The port: In lieu of the Atmel-supplied SAM3U USB Mass Storage and SD libraries, I ported over the AVR Software Framework (ASF) libs. The SAM3U USB libs stayed in place and I spliced the ASF’s Mass Storage drivers on top of them. I did a complete port of the ASF’s SD/MMC libs including the low-level MCI portion, because the MCI silicon used in the SAM3U and UC3A3 is largely the same (the VERSION register shows the SAM3U is a variant of an older revision than that used in UC3A3, if I recall correctly).
By porting over the ASF’s Mass Storage drivers, my SCSI stack fell right into place. Likewise, by porting the ASF’s SD/MMC services I was able to drop my filesystem code in easily. After patching up a few spots where I made assumptions about endianness (32-bit AVR is Big Endian, whereas SAM3U is Little Endian), I had things up and running.
The problem: Testing, testing testing. I was seeing relatively slow read speeds. The SAM3U’s MCI can run at up to half the CPU clock. The CPU clock is 96MHz, so the MCI is 48MHz. The SD bus transfers 4bits/cycle, so 4bits/cycle * 48Mcycle/second * 1byte/8bits = 24MByte/s. There’s a bit of overhead to account for, but I should realistically have seen speeds in the ballpark of 20MB/s. Instead I was seeing closer to 15MB/s. For reference, the 32-bit AVR UC3A3′s MCI, running at the top speed of 33MHz, has a theoretical transfer rate of 33Mcycle/second * 4bits/cycle * 1byte/8bits = 16.5MB/s, and I see sustained throughput in the area of 12.5MB/s. The discrepancy here is likely due to the latency of issuing the command over USB (which is half-duplex), parsing that, issuing a command to the SD card, and so on.
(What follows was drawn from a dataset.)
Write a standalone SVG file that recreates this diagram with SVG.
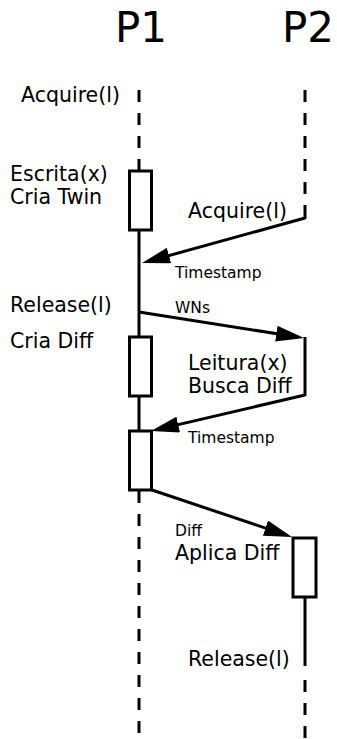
<svg xmlns="http://www.w3.org/2000/svg" width="337" height="739" viewBox="0 0 337 739">
  <style>
    text { font-family: "DejaVu Sans", Verdana, sans-serif; fill: #000; }
    .title { font-size: 42px; }
    .lbl { font-size: 20.5px; }
    .sm { font-size: 15.5px; }
    .solid { stroke: #000; stroke-width: 3; fill: none; }
    .dash { stroke: #000; stroke-width: 3; fill: none; stroke-dasharray: 12 11; }
    .box { stroke: #000; stroke-width: 3; fill: #fff; }
    .msg { stroke: #000; stroke-width: 3; fill: none; marker-end: url(#head); }
  </style>
  <defs>
    <marker id="head" markerUnits="userSpaceOnUse" markerWidth="30" markerHeight="18" refX="22" refY="8" orient="auto">
      <path d="M0,0 L28,8 L0,16 z" fill="#000"/>
    </marker>
  </defs>

  <rect width="337" height="739" fill="#fff"/>

  <!-- process P1 -->
  <g id="p1">
    <text class="title" x="115" y="42">P1</text>
    <line class="dash" x1="139" y1="90" x2="139" y2="171"/>
    <line class="solid" x1="139" y1="230" x2="139" y2="337"/>
    <line class="solid" x1="139" y1="396" x2="139" y2="431"/>
    <line class="dash" x1="139" y1="491" x2="139" y2="739"/>
  </g>

  <!-- process P2 -->
  <g id="p2">
    <text class="title" x="282" y="42">P2</text>
    <line class="dash" x1="305" y1="90" x2="305" y2="206"/>
    <line class="solid" x1="305" y1="206" x2="305" y2="219"/>
    <line class="solid" x1="305" y1="337" x2="305" y2="396"/>
    <line class="solid" x1="305" y1="597" x2="305" y2="666"/>
    <line class="dash" x1="305" y1="680" x2="305" y2="739"/>
  </g>

  <!-- activations -->
  <g id="escrita">
    <rect class="box" x="129.5" y="171" width="22" height="59"/>
    <text class="lbl" x="10" y="181">Escrita(x)</text>
    <text class="lbl" x="10" y="204">Cria Twin</text>
  </g>
  <g id="cria-diff">
    <rect class="box" x="129.5" y="337" width="22" height="59"/>
  </g>
  <g id="p1-final">
    <rect class="box" x="129.5" y="431" width="22" height="59"/>
  </g>
  <g id="aplica">
    <rect class="box" x="293" y="538" width="23" height="59"/>
  </g>

  <!-- messages -->
  <g id="connectors">
    <polyline class="msg" points="305,218 147.8,261.4"/>
    <polyline class="msg" points="139,312 298.1,337.1"/>
    <polyline class="msg" points="305,395 156.8,429.6"/>
    <polyline class="msg" points="152,490 286.3,535.1"/>
  </g>

  <!-- event labels -->
  <g id="labels">
    <text class="lbl" x="21" y="102">Acquire(l)</text>
    <text class="lbl" x="188" y="218">Acquire(l)</text>
    <text class="sm" x="175" y="278">Timestamp</text>
    <text class="lbl" x="10" y="312">Release(l)</text>
    <text class="sm" x="175" y="313">WNs</text>
    <text class="lbl" x="10" y="348">Cria Diff</text>
    <text class="lbl" x="188" y="370">Leitura(x)</text>
    <text class="lbl" x="188" y="393">Busca Diff</text>
    <text class="sm" x="188" y="443">Timestamp</text>
    <text class="sm" x="175" y="536">Diff</text>
    <text class="lbl" x="175" y="560">Aplica Diff</text>
    <text class="lbl" x="188" y="666">Release(l)</text>
  </g>
</svg>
It dawned on me that I had only been testing with a single card, so I pulled out some others I had, and behold! One card did in fact achieve around 18MB/s, the others hovered between 13MB/s and 15MB/s. Testing with other commercial readers, indeed it appeared to be the cards that were at fault. Some Googling revealed this seems to be commonplace. It’s also interesting to note that the microSD cards I have that are of Class 2 and 4 actually perform better for reading and writing than the Class 6 card I have, though the Class 6 does meet its specification. Go figure!
The decision: There were other subtle bugs in the SAM3U port (it was, after all, quickly hacked together over a week or two). So I decided to go with 32-bit AVR UC3A3, based on: the real speed gain of the SAM3U was much less than predicted, the subtle bugs in the port that had marginal benefit now, my deep familiarity with the 32-bit AVR UC3 series, and finally the amazing ease of use and integration of AVR Studio 5.
Phew, this has been a long post. I hope this has been an interesting or at least informative insight into the decision-making that went into designing the isostick.